▶ [WHAT THIS TASK INVOLVES]:
Everything from the line with "Rebuild this chart" down to the line with "dashdot_y = [0.506, 0.536, 0.555, 0.586, 0.609, 0.627]" below must be printed exactly, those two lines included. Exclude pictures.

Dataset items
────────

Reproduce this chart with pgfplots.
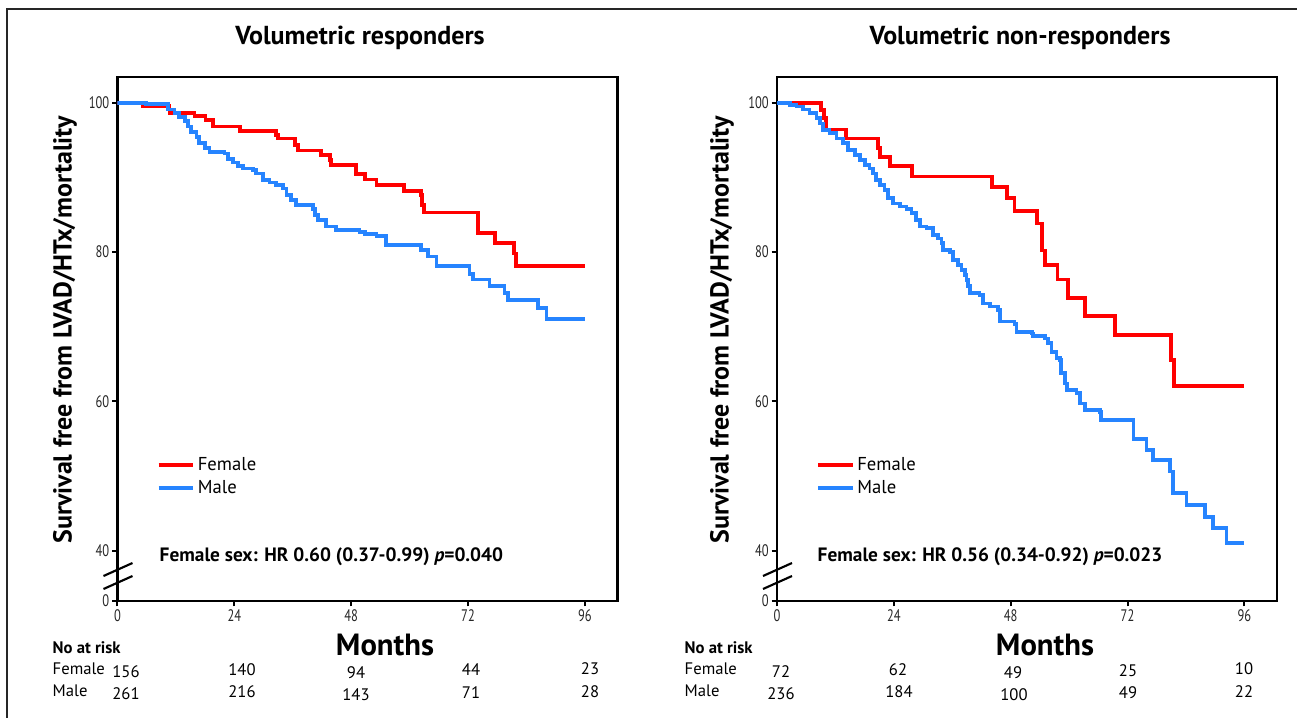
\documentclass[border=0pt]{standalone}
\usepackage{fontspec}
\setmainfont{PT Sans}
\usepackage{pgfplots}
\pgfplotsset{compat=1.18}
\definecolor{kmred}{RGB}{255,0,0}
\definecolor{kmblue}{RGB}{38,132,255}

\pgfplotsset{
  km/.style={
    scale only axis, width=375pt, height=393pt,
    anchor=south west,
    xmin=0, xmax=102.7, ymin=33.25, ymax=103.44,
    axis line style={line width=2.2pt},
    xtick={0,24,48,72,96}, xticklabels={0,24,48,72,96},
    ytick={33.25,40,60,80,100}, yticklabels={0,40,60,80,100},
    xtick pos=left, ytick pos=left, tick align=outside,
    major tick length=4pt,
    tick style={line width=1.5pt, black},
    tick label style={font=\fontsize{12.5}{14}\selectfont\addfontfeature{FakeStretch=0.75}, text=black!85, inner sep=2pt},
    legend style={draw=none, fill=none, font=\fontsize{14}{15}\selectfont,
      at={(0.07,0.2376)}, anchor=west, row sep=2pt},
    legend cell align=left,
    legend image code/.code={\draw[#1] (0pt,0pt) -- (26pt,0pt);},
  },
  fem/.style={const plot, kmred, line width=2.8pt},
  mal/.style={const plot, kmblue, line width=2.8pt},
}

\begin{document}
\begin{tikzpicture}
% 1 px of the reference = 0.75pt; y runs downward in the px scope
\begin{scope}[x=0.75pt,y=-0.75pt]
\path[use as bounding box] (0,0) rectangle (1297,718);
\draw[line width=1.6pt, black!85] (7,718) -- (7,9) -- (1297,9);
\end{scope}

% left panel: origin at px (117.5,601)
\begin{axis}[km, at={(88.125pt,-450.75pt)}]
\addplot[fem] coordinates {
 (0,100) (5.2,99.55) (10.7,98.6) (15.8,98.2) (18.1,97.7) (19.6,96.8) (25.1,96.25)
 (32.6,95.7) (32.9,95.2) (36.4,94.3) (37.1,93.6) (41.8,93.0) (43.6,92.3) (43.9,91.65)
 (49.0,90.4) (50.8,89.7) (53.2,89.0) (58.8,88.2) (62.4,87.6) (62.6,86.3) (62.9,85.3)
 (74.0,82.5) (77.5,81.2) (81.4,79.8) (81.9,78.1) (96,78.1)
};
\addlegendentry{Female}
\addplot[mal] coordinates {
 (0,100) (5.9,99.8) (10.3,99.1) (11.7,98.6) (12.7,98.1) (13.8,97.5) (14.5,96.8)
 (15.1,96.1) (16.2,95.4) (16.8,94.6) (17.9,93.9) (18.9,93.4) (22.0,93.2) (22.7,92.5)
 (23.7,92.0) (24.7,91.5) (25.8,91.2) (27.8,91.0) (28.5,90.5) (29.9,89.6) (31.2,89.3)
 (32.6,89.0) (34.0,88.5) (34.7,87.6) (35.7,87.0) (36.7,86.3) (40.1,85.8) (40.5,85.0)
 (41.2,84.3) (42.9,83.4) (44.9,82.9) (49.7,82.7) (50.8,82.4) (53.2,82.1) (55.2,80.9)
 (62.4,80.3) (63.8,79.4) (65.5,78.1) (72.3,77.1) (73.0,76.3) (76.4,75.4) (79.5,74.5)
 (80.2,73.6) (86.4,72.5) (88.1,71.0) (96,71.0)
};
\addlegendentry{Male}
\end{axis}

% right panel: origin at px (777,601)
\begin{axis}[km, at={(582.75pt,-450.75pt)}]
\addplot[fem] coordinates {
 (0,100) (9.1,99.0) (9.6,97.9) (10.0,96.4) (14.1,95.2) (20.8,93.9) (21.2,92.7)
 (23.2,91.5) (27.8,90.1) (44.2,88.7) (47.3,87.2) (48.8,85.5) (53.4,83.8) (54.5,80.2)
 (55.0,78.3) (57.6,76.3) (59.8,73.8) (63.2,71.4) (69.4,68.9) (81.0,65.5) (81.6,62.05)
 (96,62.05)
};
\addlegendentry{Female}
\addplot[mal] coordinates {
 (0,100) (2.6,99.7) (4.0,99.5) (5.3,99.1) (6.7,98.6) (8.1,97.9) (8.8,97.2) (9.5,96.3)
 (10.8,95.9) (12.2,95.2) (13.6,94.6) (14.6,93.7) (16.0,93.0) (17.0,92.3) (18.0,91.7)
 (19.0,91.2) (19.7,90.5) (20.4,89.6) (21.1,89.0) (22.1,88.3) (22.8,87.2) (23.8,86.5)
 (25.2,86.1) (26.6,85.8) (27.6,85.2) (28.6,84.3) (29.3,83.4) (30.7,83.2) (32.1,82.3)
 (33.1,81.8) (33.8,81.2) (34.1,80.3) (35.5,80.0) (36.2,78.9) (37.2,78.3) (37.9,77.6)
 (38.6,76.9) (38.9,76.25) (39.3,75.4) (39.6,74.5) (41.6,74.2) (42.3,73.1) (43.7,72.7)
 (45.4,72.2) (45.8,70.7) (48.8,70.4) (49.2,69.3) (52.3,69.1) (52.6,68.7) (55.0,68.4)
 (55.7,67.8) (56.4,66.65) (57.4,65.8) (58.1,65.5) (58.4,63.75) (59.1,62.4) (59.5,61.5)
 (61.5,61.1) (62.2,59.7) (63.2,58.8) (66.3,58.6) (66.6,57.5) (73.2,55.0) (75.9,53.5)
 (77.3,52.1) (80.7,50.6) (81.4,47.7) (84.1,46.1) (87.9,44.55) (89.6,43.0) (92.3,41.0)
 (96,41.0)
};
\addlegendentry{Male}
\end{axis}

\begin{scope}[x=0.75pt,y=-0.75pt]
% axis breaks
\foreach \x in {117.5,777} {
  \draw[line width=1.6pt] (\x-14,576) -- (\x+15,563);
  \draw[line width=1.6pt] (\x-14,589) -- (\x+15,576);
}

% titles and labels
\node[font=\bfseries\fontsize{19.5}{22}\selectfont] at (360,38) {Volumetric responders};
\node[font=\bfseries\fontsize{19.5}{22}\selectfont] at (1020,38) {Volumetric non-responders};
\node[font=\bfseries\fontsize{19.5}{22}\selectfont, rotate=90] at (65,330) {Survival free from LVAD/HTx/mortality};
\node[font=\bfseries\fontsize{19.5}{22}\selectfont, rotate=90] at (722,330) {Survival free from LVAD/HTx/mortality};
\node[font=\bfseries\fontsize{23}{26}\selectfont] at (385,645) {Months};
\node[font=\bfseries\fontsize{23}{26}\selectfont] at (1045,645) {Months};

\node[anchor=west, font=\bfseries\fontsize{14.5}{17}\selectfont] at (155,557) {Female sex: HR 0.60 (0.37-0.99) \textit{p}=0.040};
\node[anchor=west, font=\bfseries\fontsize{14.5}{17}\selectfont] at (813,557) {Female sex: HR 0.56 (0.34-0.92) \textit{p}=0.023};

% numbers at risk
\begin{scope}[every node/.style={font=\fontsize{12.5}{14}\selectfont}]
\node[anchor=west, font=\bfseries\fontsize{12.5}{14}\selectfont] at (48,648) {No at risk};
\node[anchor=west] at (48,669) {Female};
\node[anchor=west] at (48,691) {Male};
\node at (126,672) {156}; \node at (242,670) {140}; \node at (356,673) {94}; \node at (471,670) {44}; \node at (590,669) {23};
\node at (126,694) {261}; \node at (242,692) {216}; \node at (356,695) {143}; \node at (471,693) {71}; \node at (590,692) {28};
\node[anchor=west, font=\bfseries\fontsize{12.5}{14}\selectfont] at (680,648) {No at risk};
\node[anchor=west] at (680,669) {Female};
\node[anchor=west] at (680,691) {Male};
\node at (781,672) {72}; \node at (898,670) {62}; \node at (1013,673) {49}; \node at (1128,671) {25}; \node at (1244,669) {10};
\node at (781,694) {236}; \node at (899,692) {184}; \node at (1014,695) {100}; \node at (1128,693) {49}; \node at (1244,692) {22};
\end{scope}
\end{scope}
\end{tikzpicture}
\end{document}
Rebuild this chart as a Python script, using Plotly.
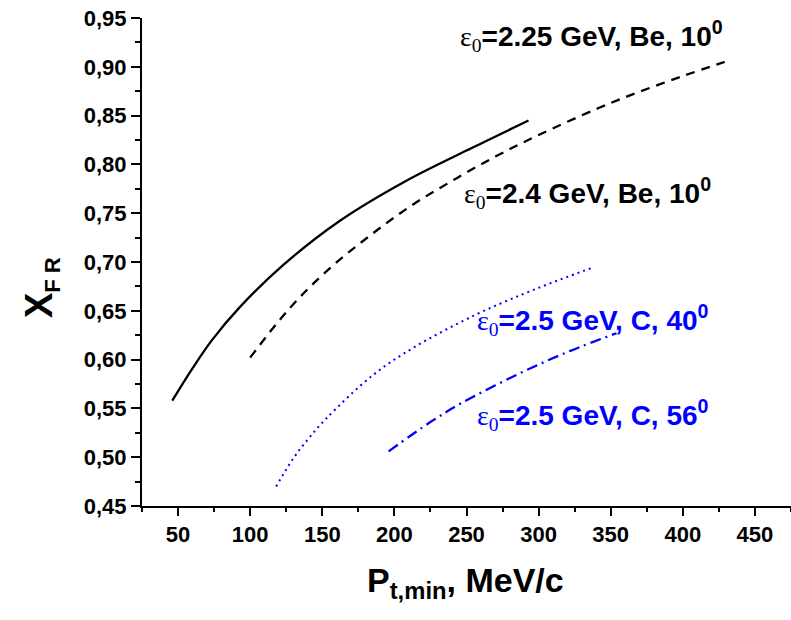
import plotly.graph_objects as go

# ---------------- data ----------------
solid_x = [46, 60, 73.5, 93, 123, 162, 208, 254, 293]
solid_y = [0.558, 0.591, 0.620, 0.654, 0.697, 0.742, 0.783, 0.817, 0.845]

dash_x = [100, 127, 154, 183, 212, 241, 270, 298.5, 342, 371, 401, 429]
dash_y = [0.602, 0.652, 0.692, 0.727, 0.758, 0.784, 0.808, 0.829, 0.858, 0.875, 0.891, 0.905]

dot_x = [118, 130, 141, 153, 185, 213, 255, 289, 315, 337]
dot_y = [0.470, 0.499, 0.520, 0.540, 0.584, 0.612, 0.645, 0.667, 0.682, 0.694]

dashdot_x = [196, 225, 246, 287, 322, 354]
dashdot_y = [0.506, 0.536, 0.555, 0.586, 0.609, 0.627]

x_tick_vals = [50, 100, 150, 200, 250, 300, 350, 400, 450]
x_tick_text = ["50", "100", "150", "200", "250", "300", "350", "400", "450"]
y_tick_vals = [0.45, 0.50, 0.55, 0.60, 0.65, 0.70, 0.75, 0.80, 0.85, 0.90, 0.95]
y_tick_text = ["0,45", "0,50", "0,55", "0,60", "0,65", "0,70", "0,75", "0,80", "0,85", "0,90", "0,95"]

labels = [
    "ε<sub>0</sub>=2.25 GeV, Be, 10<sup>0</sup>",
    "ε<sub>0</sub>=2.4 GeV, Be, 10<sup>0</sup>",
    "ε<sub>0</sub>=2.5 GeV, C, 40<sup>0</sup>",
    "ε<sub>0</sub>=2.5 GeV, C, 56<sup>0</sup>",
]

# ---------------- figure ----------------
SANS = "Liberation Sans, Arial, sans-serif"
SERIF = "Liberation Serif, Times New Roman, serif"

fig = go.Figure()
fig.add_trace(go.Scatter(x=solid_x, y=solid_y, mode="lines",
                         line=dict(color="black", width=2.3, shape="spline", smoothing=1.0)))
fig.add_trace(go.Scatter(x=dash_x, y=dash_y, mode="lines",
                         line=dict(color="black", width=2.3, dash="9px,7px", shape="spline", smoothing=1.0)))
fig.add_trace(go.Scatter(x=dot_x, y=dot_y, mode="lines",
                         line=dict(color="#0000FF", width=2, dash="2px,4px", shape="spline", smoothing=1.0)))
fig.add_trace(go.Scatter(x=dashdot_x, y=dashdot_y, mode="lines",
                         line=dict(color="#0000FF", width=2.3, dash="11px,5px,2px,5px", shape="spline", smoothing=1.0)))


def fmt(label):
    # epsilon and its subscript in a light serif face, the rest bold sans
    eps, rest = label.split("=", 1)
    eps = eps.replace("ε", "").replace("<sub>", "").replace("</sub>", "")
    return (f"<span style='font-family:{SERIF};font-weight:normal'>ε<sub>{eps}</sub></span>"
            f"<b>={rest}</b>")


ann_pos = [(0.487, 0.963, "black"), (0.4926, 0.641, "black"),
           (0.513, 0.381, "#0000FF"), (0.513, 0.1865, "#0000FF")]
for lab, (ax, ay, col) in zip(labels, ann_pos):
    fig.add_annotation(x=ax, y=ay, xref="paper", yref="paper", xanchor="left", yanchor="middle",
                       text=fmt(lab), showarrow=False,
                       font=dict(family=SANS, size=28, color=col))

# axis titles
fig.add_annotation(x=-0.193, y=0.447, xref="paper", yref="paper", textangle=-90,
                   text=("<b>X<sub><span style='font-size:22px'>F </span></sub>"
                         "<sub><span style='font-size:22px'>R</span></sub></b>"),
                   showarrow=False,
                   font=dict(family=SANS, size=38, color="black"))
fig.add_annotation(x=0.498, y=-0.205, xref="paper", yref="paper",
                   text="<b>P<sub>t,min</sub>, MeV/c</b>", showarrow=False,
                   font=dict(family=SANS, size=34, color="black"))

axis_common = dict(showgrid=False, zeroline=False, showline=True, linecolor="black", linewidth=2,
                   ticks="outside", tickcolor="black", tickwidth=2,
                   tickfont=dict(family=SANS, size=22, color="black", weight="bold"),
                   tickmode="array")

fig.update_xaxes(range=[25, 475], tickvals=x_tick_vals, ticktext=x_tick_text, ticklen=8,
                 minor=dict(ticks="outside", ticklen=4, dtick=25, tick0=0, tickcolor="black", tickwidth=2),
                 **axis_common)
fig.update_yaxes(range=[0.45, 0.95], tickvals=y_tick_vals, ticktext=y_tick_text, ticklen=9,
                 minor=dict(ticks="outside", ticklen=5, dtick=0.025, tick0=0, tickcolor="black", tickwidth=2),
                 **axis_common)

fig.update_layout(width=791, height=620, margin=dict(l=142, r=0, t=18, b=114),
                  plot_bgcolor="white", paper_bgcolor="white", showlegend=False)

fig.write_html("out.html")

────────

▶ [EXERCISE RESULT]:
Rebuild this chart as a Python script, using Plotly.
import plotly.graph_objects as go

# ---------------- data ----------------
solid_x = [46, 60, 73.5, 93, 123, 162, 208, 254, 293]
solid_y = [0.558, 0.591, 0.620, 0.654, 0.697, 0.742, 0.783, 0.817, 0.845]

dash_x = [100, 127, 154, 183, 212, 241, 270, 298.5, 342, 371, 401, 429]
dash_y = [0.602, 0.652, 0.692, 0.727, 0.758, 0.784, 0.808, 0.829, 0.858, 0.875, 0.891, 0.905]

dot_x = [118, 130, 141, 153, 185, 213, 255, 289, 315, 337]
dot_y = [0.470, 0.499, 0.520, 0.540, 0.584, 0.612, 0.645, 0.667, 0.682, 0.694]

dashdot_x = [196, 225, 246, 287, 322, 354]
dashdot_y = [0.506, 0.536, 0.555, 0.586, 0.609, 0.627]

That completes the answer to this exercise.